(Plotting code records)
--------
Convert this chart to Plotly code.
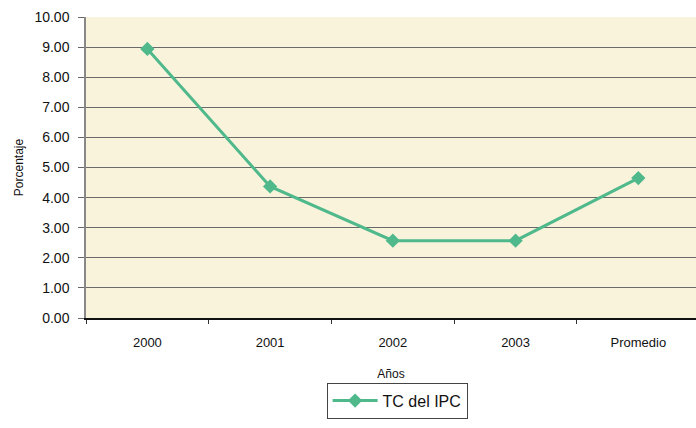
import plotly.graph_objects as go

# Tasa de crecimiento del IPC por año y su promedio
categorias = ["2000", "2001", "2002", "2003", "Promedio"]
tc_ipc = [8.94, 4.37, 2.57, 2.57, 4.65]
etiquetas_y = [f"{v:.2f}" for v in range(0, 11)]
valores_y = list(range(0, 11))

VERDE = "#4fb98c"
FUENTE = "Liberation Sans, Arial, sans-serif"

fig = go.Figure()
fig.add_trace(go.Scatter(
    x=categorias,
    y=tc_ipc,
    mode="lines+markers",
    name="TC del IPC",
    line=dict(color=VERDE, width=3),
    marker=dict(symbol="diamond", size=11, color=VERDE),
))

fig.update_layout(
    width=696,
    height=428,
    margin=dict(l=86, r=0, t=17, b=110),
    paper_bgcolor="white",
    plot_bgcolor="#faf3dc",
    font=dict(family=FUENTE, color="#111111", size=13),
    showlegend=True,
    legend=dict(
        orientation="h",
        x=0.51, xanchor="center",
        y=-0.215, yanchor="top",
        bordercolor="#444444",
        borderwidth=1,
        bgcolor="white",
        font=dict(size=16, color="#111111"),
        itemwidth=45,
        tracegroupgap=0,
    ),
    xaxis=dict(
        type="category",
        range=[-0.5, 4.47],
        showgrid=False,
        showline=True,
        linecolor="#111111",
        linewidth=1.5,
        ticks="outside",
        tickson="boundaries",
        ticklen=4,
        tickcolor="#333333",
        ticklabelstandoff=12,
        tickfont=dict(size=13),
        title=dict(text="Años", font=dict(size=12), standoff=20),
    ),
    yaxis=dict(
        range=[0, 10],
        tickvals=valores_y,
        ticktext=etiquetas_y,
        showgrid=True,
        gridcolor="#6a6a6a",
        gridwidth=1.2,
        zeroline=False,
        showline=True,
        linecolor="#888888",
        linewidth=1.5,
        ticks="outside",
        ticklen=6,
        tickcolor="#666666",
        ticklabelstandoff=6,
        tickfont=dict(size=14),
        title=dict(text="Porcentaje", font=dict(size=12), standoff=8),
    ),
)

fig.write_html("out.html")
--------
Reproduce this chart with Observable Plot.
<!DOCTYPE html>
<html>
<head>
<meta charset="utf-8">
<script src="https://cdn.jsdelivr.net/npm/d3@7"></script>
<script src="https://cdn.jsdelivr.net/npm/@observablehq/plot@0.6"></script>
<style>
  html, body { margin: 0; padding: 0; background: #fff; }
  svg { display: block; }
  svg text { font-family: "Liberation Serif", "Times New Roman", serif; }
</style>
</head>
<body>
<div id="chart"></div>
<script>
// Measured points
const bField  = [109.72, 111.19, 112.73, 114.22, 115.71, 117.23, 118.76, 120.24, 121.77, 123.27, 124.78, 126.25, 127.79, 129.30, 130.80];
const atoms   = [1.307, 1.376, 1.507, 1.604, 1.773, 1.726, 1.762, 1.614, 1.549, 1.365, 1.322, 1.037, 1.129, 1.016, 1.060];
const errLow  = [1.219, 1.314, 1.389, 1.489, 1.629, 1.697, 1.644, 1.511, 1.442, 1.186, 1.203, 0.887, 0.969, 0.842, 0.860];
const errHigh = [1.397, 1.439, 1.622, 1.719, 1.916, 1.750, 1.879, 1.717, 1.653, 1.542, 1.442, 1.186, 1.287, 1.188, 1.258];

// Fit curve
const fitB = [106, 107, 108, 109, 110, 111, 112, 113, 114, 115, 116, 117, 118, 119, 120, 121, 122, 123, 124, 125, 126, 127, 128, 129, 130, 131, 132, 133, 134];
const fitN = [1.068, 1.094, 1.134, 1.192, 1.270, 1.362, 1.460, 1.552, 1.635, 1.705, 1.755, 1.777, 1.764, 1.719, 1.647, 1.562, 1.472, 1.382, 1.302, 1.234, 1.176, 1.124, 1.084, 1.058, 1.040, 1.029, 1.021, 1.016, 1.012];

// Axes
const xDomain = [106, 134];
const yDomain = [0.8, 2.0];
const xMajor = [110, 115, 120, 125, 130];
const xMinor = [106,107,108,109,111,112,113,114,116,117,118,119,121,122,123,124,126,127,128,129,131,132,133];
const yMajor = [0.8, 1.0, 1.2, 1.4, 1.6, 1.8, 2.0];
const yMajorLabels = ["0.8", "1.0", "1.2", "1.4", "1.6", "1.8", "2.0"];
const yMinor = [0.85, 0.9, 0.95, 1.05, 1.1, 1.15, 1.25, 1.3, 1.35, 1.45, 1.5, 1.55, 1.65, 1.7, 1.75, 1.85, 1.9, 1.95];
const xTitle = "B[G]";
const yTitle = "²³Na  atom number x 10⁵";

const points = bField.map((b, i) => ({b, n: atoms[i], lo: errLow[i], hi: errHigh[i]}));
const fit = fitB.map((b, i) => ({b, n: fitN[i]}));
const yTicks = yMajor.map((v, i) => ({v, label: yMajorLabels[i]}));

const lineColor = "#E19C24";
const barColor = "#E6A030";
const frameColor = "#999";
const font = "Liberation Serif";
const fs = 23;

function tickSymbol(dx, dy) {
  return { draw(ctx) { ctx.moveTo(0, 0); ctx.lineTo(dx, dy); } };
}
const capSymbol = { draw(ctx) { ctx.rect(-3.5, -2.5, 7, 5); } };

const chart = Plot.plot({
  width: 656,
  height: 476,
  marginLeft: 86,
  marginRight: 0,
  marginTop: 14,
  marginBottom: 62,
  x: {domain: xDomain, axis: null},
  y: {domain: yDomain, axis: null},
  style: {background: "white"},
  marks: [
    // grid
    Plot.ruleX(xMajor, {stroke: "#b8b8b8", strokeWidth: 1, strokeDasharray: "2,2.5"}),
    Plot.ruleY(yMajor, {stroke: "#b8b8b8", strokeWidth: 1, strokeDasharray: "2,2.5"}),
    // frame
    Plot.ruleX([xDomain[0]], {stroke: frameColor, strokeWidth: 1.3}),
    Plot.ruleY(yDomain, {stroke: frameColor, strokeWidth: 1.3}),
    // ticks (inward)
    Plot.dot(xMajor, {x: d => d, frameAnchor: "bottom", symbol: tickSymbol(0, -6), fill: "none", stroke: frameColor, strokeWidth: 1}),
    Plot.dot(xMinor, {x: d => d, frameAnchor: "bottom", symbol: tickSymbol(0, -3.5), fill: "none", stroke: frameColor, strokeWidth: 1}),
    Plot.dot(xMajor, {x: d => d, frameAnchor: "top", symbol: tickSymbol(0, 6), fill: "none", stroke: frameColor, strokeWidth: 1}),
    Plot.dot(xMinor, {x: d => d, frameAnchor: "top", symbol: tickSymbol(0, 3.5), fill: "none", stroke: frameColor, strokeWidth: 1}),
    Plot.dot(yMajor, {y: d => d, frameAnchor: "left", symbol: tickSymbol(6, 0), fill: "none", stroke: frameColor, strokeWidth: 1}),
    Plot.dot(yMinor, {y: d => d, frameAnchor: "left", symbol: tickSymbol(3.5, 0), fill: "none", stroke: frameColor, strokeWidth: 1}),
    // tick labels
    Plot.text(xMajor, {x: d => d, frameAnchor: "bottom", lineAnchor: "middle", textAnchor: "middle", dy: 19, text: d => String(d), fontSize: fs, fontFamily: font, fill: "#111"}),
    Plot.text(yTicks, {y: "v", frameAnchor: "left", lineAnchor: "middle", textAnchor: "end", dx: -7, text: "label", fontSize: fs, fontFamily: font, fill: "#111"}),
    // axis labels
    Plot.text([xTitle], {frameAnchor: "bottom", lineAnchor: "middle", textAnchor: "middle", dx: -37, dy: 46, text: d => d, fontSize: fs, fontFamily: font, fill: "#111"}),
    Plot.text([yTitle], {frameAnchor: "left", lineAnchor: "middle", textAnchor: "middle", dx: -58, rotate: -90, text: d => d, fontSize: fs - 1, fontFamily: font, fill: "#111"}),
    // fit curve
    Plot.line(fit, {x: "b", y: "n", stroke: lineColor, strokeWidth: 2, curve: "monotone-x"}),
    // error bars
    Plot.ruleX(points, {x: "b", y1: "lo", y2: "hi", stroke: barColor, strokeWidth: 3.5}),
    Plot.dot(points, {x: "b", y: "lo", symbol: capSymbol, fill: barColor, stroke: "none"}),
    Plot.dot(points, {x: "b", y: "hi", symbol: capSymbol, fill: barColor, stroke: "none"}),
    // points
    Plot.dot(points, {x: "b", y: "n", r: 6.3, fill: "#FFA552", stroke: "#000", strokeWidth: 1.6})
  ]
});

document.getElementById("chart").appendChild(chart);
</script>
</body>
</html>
--------
**WHAT YOU WILL DO:**
Above are some records. Output exactly the lines from the one that contains "Convert this chart to Plotly code." to the one that contains "import plotly.graph_objects as go", keeping both, and omit the pictures.

**TASK ANSWER:**
Convert this chart to Plotly code.
import plotly.graph_objects as go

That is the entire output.